> [THE DATA]:
____________________

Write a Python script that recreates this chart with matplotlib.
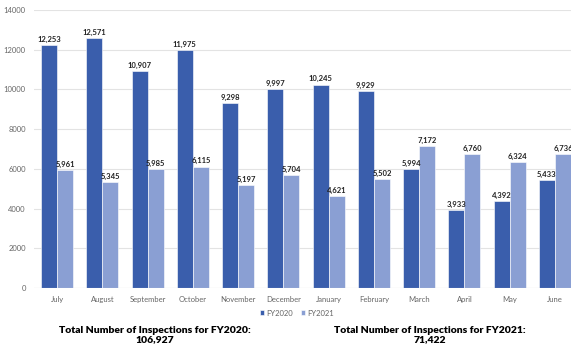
import numpy as np
from matplotlib import pyplot as plt

months = ["July", "August", "September", "October", "November", "December",
          "January", "February", "March", "April", "May", "June"]
fy2020 = [12253, 12571, 10907, 11975, 9298, 9997, 10245, 9929, 5994, 3933, 4392, 5433]
fy2021 = [5961, 5345, 5985, 6115, 5197, 5704, 4621, 5502, 7172, 6760, 6324, 6736]
total_2020 = "106,927"
total_2021 = "71,422"

plt.rcParams['font.family'] = ['Lato', 'DejaVu Sans']

fig = plt.figure(figsize=(5.71, 3.5), dpi=100)
ax = fig.add_axes([34/571, 62/350, 544/571, 278/350])

x = np.arange(len(months))
w = 0.355
b1 = ax.bar(x - w/2, fy2020, w, color="#3A5EAC", edgecolor="white", linewidth=0.4, label="FY2020", zorder=3)
b2 = ax.bar(x + w/2, fy2021, w, color="#8A9FD3", edgecolor="white", linewidth=0.4, label="FY2021", zorder=3)

for bars in (b1, b2):
    ax.bar_label(bars, labels=[f"{v:,}" for v in bars.datavalues], padding=1.5,
                 fontsize=5.5, color="#222222", fontweight="bold")

ax.set_xlim(-0.51, 11.51)
ax.set_ylim(0, 14000)
ax.set_yticks(range(0, 14001, 2000))
ax.set_xticks(x)
ax.set_xticklabels(months)
ax.tick_params(axis="both", length=0, labelsize=5.5, colors="#666666")
ax.tick_params(axis="x", pad=6)
ax.tick_params(axis="y", pad=6)
ax.grid(axis="y", color="#E3E3E3", linewidth=0.8, zorder=0)
for s in ax.spines.values():
    s.set_visible(False)
ax.axhline(0, color="#D9D9D9", linewidth=0.8, zorder=4)

ax.legend(loc="center", bbox_to_anchor=(297/571, 1 - 313/350), bbox_transform=fig.transFigure,
          ncol=2, frameon=False, fontsize=5.5, labelcolor="#666666",
          handlelength=0.6, handleheight=0.6, handletextpad=0.3, columnspacing=1.0)

fig.text(155/571, 1 - 335/350, "Total Number of Inspections for FY2020:\n" + total_2020,
         ha="center", va="center", fontsize=7.5, fontweight="heavy", color="black", linespacing=1.1)
fig.text(430/571, 1 - 335/350, "Total Number of Inspections for FY2021:\n" + total_2021,
         ha="center", va="center", fontsize=7.5, fontweight="heavy", color="black", linespacing=1.1)

plt.savefig("out.png", dpi=100)
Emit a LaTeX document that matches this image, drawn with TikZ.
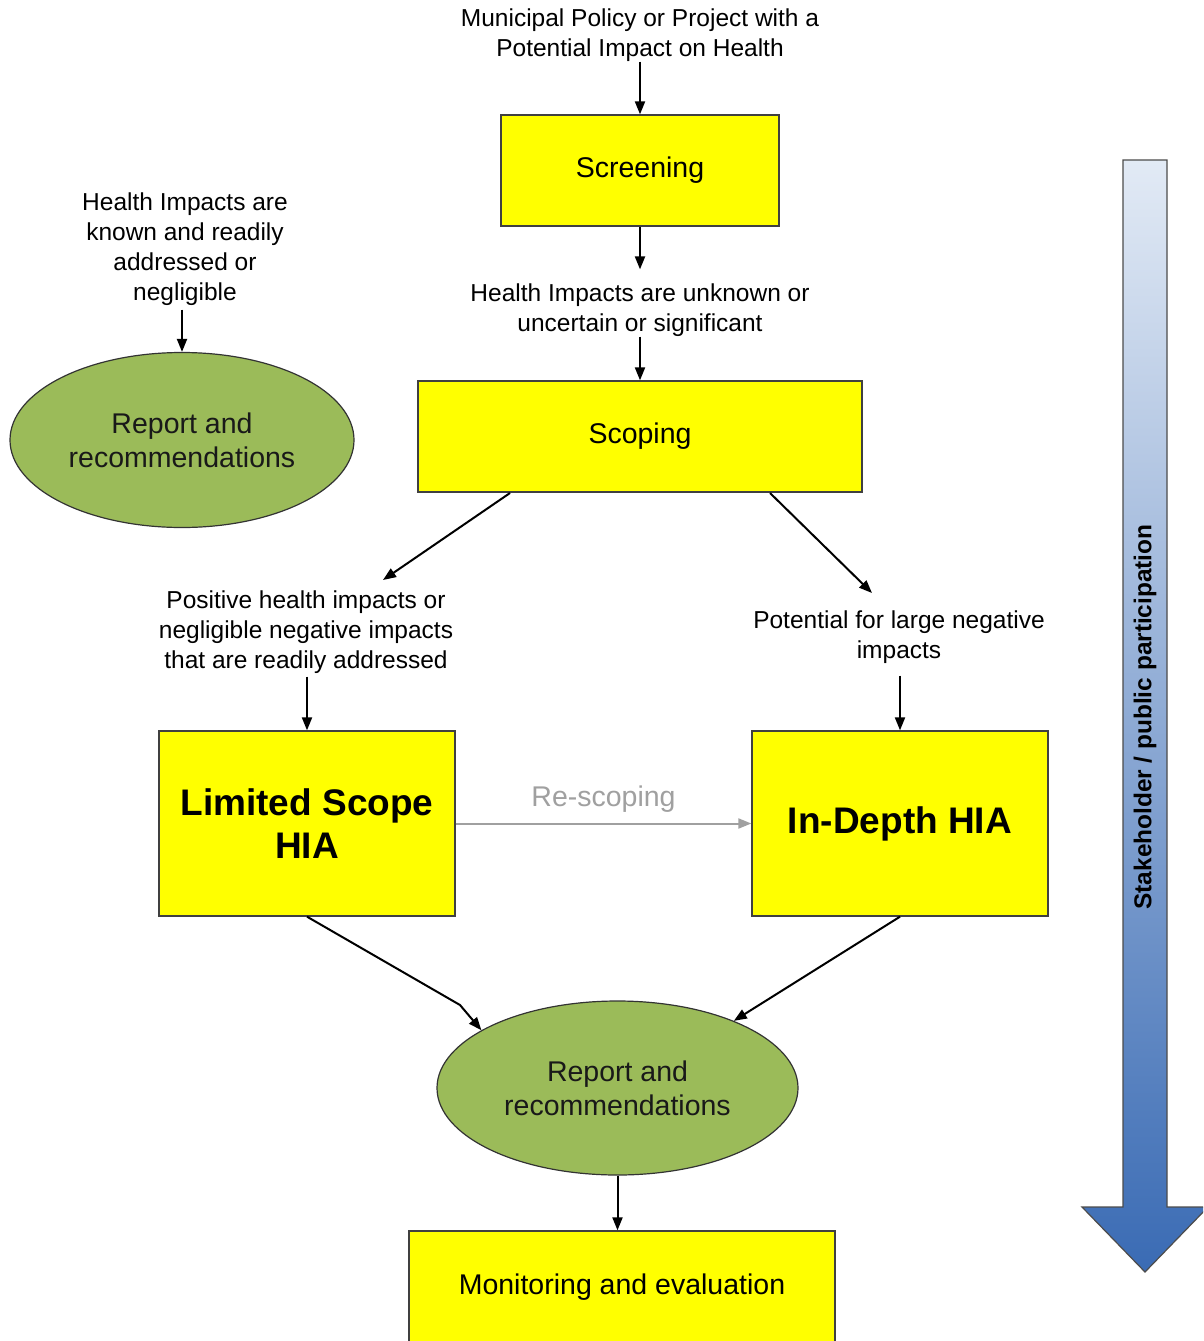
\documentclass[tikz,border=0pt]{standalone}
\usepackage{fontspec}
\setmainfont{Liberation Sans}
\usetikzlibrary{shapes.geometric,arrows.meta}
\definecolor{boxyellow}{HTML}{FFFF00}
\definecolor{ovalgreen}{HTML}{9BBB59}
\definecolor{edgegray}{HTML}{404040}
\definecolor{rescope}{HTML}{A0A0A0}
\definecolor{flowtop}{HTML}{E2EAF5}
\definecolor{flowbot}{HTML}{3A6BB4}
\tikzset{
  stepbox/.style={rectangle, draw=edgegray, line width=1.3pt, fill=boxyellow,
    inner sep=0pt, align=center, font=\fontsize{28.5}{34}\selectfont},
  bigbox/.style={stepbox, font=\fontsize{37}{43}\selectfont\bfseries},
  oval/.style={ellipse, draw=black!80, line width=1.2pt, fill=ovalgreen,
    inner sep=0pt, align=center, text=black!90,
    font=\fontsize{28.5}{34}\selectfont},
  note/.style={align=center, inner sep=0pt, font=\fontsize{24.5}{30}\selectfont},
  conn/.style={line width=2pt, -{Triangle[length=13pt,width=10pt]}},
}
\begin{document}
\begin{tikzpicture}[x=1pt,y=-1pt]
\clip (0,0) rectangle (1203,1341);
\fill[white] (0,0) rectangle (1203,1341);

% participation arrow along the right edge
\shadedraw[top color=flowtop, bottom color=flowbot, draw=black!70, line width=1.2pt]
  (1123,160) -- (1167,160) -- (1167,1207) -- (1208,1207) -- (1145,1272)
  -- (1082,1207) -- (1123,1207) -- cycle;
\node[rotate=90, font=\fontsize{24.4}{30}\selectfont\bfseries, inner sep=0pt]
  (particip) at (1145,717) {Stakeholder / public participation};

% main flow
\node[note] (policy) at (640,35) {Municipal Policy or Project with a\\Potential Impact on Health};
\node[stepbox, minimum width=278pt, minimum height=111pt] (screen) at (640,170.5) {Screening};
\node[note] (unknown) at (640,310) {Health Impacts are unknown or\\uncertain or significant};
\node[stepbox, minimum width=444pt, minimum height=111pt] (scoping) at (640,436.5) {Scoping};

\node[note] (known) at (185,249) {Health Impacts are\\known and readily\\addressed or\\negligible};
\node[oval, minimum width=344pt, minimum height=175pt] (report1) at (182,440) {Report and\\recommendations};

\node[note] (positive) at (306,632) {Positive health impacts or\\negligible negative impacts\\that are readily addressed};
\node[note] (potential) at (899,637) {Potential for large negative\\impacts};

\node[bigbox, minimum width=296pt, minimum height=185pt] (limited) at (307,823.5) {Limited Scope\\HIA};
\node[bigbox, minimum width=296pt, minimum height=185pt] (indepth) at (900,823.5) {In-Depth HIA};

\node[oval, minimum width=361pt, minimum height=174pt] (report2) at (617.5,1088) {Report and\\recommendations};
\node[stepbox, minimum width=426pt, minimum height=112pt] (monitor) at (622,1287) {Monitoring and evaluation};

% arrow end points around the scoping split
\coordinate (scopeL) at (510,493);
\coordinate (scopeR) at (770,493);
\coordinate (posTip) at (383,580);
\coordinate (potTip) at (872,593);
\coordinate (bendL) at (460,1005);

% connectors
\draw[conn] (policy.south) -- (screen.north);
\draw[conn] (screen.south) -- ([yshift=14pt]unknown.north);
\draw[conn] (unknown.south) -- (scoping.north);
\draw[conn] ([yshift=-4pt]report1.north |- known.south) -- (report1.north);
\draw[conn] (scopeL) -- (posTip);
\draw[conn] (scopeR) -- (potTip);
\draw[conn] ([yshift=-3pt]limited.north |- positive.south) -- (limited.north);
\draw[conn] ([yshift=-12pt]indepth.north |- potential.south) -- (indepth.north);
\draw[line width=2pt, draw=rescope, -{Triangle[length=13pt,width=10pt]}]
  (limited.east) -- node[above=7pt, text=rescope, font=\fontsize{28.5}{34}\selectfont] {Re-scoping} (indepth.west);
\draw[conn] (limited.south) -- (bendL) -- (report2.157);
\draw[conn] (indepth.south) -- (report2.30);
\draw[conn] (report2.south) -- (report2.south |- monitor.north);
\end{tikzpicture}
\end{document}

____________________

> [AIM]:
Return all lines containing the word "with".

> [TASK SOLUTION]:
Write a Python script that recreates this chart with matplotlib.
Emit a LaTeX document that matches this image, drawn with TikZ.
\node[note] (policy) at (640,35) {Municipal Policy or Project with a\\Potential Impact on Health};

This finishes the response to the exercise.